According to a new study conducted by the astrophysicists at UK's Keele University, a newfound planet - WASP-18b - is tenfold bigger than Jupiter, and is so close to its sun that it completes one full orbit around it in one Earth day.
Pointing to an obviously paradoxical situation, the research, which has been published in the journal Nature, says that going by the current theories of interaction between planets and their stars, the extreme closeness of WASP-18b to its star should actually burn it up, and the planet should practically be non-existent!
WASP-1, also called the "Hot Jupiter" is nearly 330 light years away from the Earth; and scientists opine that among the nearly 370 exoplanets - planets that orbit stars other than the sun - discovered thus far, this is only the second exoplanet with a disquietingly close orbit.

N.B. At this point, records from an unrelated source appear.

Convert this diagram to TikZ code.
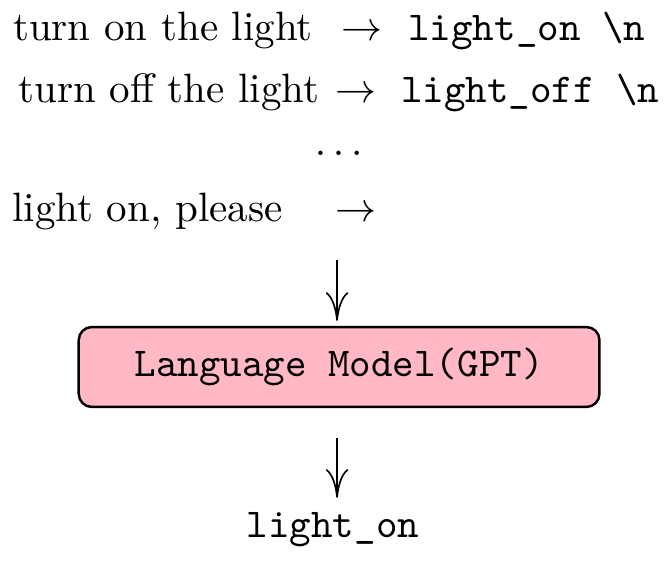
\documentclass[tikz,border=0pt]{standalone}
\usetikzlibrary{arrows.meta}
\definecolor{boxpink}{RGB}{255,184,196}
\begin{document}
\begin{tikzpicture}
		[x=1pt,y=1pt,
		every node/.style={inner sep=0pt,anchor=base west},
		lmbox/.style={draw,semithick,fill=boxpink,rounded corners=3.2pt,
			minimum width=127pt,minimum height=19.5pt,anchor=center,font=\ttfamily},
		down/.style={-{To[length=7pt,width=5.5pt]}}]
		\useasboundingbox (0,0) rectangle (163.4,-137.3);
		% examples
		\node (in1) at (3.0,-9.9) {turn on the light};
		\node (arr1) at (83.2,-9.9) {$\rightarrow$};
		\node (out1) at (99.4,-9.9) {\texttt{light\_on \textbackslash n}};
		\node (in2) at (4.3,-25.0) {turn off the light};
		\node (arr2) at (81.7,-25.0) {$\rightarrow$};
		\node (out2) at (97.6,-25.0) {\texttt{light\_off \textbackslash n}};
		\node[anchor=base] (dots) at (82.6,-37.9) {$\ldots$};
		% query
		\node (in4) at (2.8,-54.1) {light on, please};
		\node (arr4) at (81.7,-54.1) {$\rightarrow$};
		\coordinate (top) at (82.2,-63.4);
		\node[lmbox] (lm) at (82.7,-89.5) {Language Model(GPT)};
		\node[anchor=base] (res) at (81.2,-131.2) {\texttt{light\_on}};
		\draw[down] (top) -- (top |- lm.north) [shorten >=1.2pt];
		\draw[down,shorten <=7.3pt,shorten >=3.5pt] (top |- lm.south) -- (top |- res.north);
	\end{tikzpicture}
\end{document}
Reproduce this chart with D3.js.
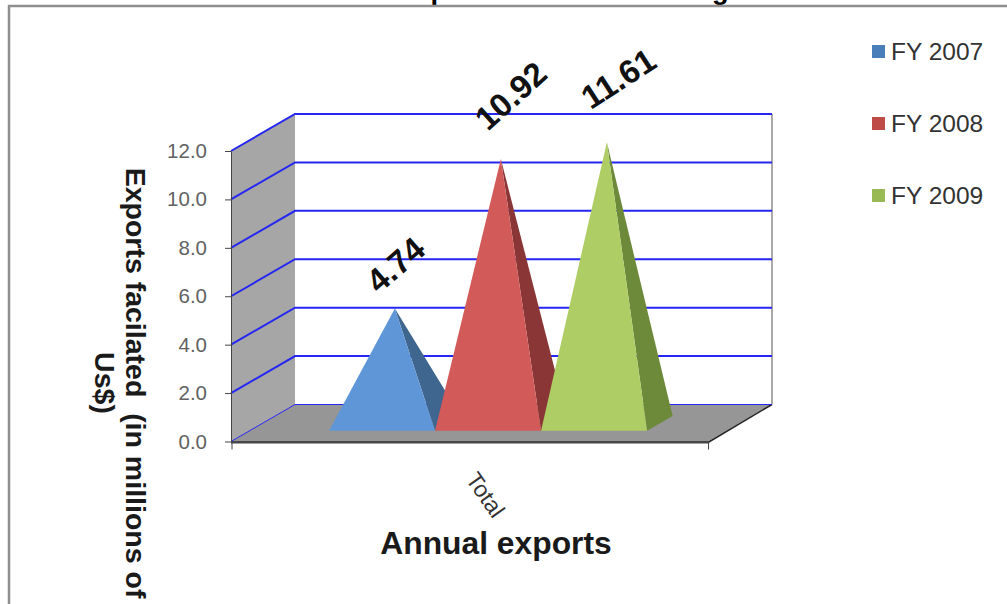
<!DOCTYPE html>
<html>
<head>
<meta charset="utf-8">
<script src="https://cdn.jsdelivr.net/npm/d3@7"></script>
<style>
  html, body { margin: 0; padding: 0; background: #fff; overflow: hidden; }
  text { font-family: "Liberation Sans", Arial, sans-serif; }
</style>
</head>
<body>
<svg id="chart" width="1007" height="604"></svg>
<script>
const seriesNames = ["FY 2007", "FY 2008", "FY 2009"];
const exportValues = [4.74, 10.92, 11.61];
const categories = ["Total"];
const yTicks = [0, 2, 4, 6, 8, 10, 12];

const frontColors = ["#5f96d8", "#d25a58", "#aecd64"];
const sideColors = ["#3f668f", "#8a3636", "#6d8a3a"];
const legendColors = ["#4a7ebb", "#be4b48", "#98b954"];

// label nudges, each value label sits a bit differently over its peak
const labelShiftX = [-16, -13, -16];
const labelShiftY = [-14, -27, -32];
const labelAngle = [-41, -42, -33];

let svg = d3.select("#chart");

// oblique projection: depth 0 is the front edge, depth 1 the back wall
const depthX = 64;
const depthY = -37;

let x = d3.scaleBand().domain(seriesNames).range([231, 708]).paddingOuter(0.75).paddingInner(0);
let y = d3.scaleLinear().domain([0, 12]).range([441.5, 151]);

let project = (px, value, depth) => [px + depth * depthX, y(value) + depth * depthY];
let poly = (points) => points.map((p) => p.join(",")).join(" ");

// title runs off the top of the page
svg.append("text")
  .attr("x", 397)
  .attr("y", -1)
  .attr("font-size", 27.4)
  .attr("font-weight", "bold")
  .text("Exports facilitated through");

svg.append("rect").attr("x", 0).attr("y", 6).attr("width", 1007).attr("height", 598).attr("fill", "#fff");

// outer frame
svg.append("path")
  .attr("d", "M9,604V6H1007")
  .attr("fill", "none")
  .attr("stroke", "#8f8f8f")
  .attr("stroke-width", 2.5);

// side wall and floor
svg.append("polygon")
  .attr("points", poly([project(231, 0, 0), project(231, 12, 0), project(231, 12, 1), project(231, 0, 1)]))
  .attr("fill", "#a6a6a6");
svg.append("polygon")
  .attr("points", poly([project(231, 0, 0), project(708, 0, 0), project(708, 0, 1), project(231, 0, 1)]))
  .attr("fill", "#969696");
svg.append("line")
  .attr("x1", 231).attr("x2", 708)
  .attr("y1", y(0) + 0.8).attr("y2", y(0) + 0.8)
  .attr("stroke", "#474747")
  .attr("stroke-width", 2.4);
svg.append("line")
  .attr("x1", project(708, 0, 0)[0]).attr("y1", project(708, 0, 0)[1] + 1)
  .attr("x2", project(708, 0, 1)[0]).attr("y2", project(708, 0, 1)[1])
  .attr("stroke", "#222")
  .attr("stroke-width", 1.5);

// back wall right edge
svg.append("line")
  .attr("x1", project(708, 0, 1)[0]).attr("y1", project(708, 0, 1)[1])
  .attr("x2", project(708, 12, 1)[0]).attr("y2", project(708, 12, 1)[1])
  .attr("stroke", "#8c8c8c")
  .attr("stroke-width", 1.5);

// gridlines wrap from the side wall onto the back wall
svg.selectAll(".grid")
  .data(yTicks)
  .enter()
  .append("polyline")
  .attr("class", "grid")
  .attr("points", (d) => poly([project(231, d, 0), project(231, d, 1), project(708, d, 1)]))
  .attr("fill", "none")
  .attr("stroke", "#2626f2")
  .attr("stroke-width", (d) => (d === 0 ? 1 : 2));

// pyramids, drawn left to right so each one covers its neighbour's side face
const baseFront = 0.29;
const baseBack = 0.69;
const apexDepth = (baseFront + baseBack) / 2;

let pyramids = svg.selectAll(".pyramid")
  .data(seriesNames)
  .enter()
  .append("g")
  .attr("class", "pyramid");

pyramids.append("polygon")
  .attr("points", (d, i) => {
    let right = x(d) + x.bandwidth();
    return poly([
      project(x(d) + x.bandwidth() / 2, exportValues[i], apexDepth),
      project(right, 0, baseFront),
      project(right, 0, baseBack)
    ]);
  })
  .attr("fill", (d, i) => sideColors[i]);

pyramids.append("polygon")
  .attr("points", (d, i) => poly([
    project(x(d) + x.bandwidth() / 2, exportValues[i], apexDepth),
    project(x(d), 0, baseFront),
    project(x(d) + x.bandwidth(), 0, baseFront)
  ]))
  .attr("fill", (d, i) => frontColors[i]);

// value labels above each peak
svg.selectAll(".value-label")
  .data(seriesNames)
  .enter()
  .append("text")
  .attr("class", "value-label")
  .attr("transform", (d, i) => {
    let apex = project(x(d) + x.bandwidth() / 2, exportValues[i], apexDepth);
    return `translate(${apex[0] + labelShiftX[i]},${apex[1] + labelShiftY[i]}) rotate(${labelAngle[i]})`;
  })
  .attr("font-size", 33)
  .attr("font-weight", "bold")
  .attr("fill", "#111")
  .text((d, i) => exportValues[i].toFixed(2));

// y axis
let yAxis = svg.append("g")
  .attr("transform", "translate(231,0)")
  .call(d3.axisLeft(y).tickValues(yTicks).tickFormat(d3.format(".1f")).tickSize(6).tickSizeOuter(0).tickPadding(18));
yAxis.select(".domain").attr("stroke", "#444");
yAxis.selectAll(".tick line").attr("stroke", "#444");
yAxis.selectAll("text")
  .attr("font-size", 20.5)
  .attr("font-family", "Liberation Sans")
  .attr("fill", "#626262");

// x axis ticks sit at the two ends of the single category
let xAxis = svg.append("g")
  .attr("transform", `translate(0,${y(0)})`)
  .call(d3.axisBottom(d3.scaleLinear().domain([0, 1]).range([231.5, 708])).tickValues([0, 1]).tickFormat("").tickSize(8).tickSizeOuter(0));
xAxis.select(".domain").remove();
xAxis.selectAll(".tick line").attr("stroke", "#444");

svg.append("text")
  .attr("transform", "translate(484,496) rotate(55)")
  .attr("text-anchor", "middle")
  .attr("dominant-baseline", "middle")
  .attr("font-size", 23)
  .attr("fill", "#333")
  .text(categories[0]);

svg.append("text")
  .attr("x", 496)
  .attr("y", 554)
  .attr("text-anchor", "middle")
  .attr("font-size", 31.8)
  .attr("font-weight", "bold")
  .attr("fill", "#1a1a1a")
  .text("Annual exports");

// y axis title, two lines reading downwards
let yTitle = svg.append("g").attr("font-weight", "bold").attr("font-size", 28.5).attr("fill", "#1a1a1a");
yTitle.append("text")
  .attr("transform", "translate(126,383) rotate(90)")
  .attr("text-anchor", "middle")
  .style("white-space", "pre")
  .text("Exports facilated  (in millions of");
yTitle.append("text")
  .attr("transform", "translate(95,383) rotate(90)")
  .attr("text-anchor", "middle")
  .text("Us$)");

// legend
let legend = svg.selectAll(".legend")
  .data(seriesNames)
  .enter()
  .append("g")
  .attr("class", "legend")
  .attr("transform", (d, i) => `translate(872,${45 + i * 72})`);
legend.append("rect")
  .attr("width", 13)
  .attr("height", 13)
  .attr("fill", (d, i) => legendColors[i]);
legend.append("text")
  .attr("x", 19)
  .attr("y", 15)
  .attr("font-size", 24.5)
  .attr("fill", "#333")
  .text((d) => d);
</script>
</body>
</html>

In the opinion of Coel Hellier, an astrophysicist at Keele University, with its rather short time scale, the WASP-18b should "spiral inwards' so much so that the likelihood of seeing it should virtually be near-negligible.
Meanwhile, Douglas P. Hamilton - a University of Maryland astronomer, who wrote a commentary accompanying the report - said that the existence of WASP-18b clearly defies all scientific explanation pertaining to the composition and characteristics of sun-like stars.
In his commentary, Hamilton wrote: "Perhaps we really are missing some key bit of physics!"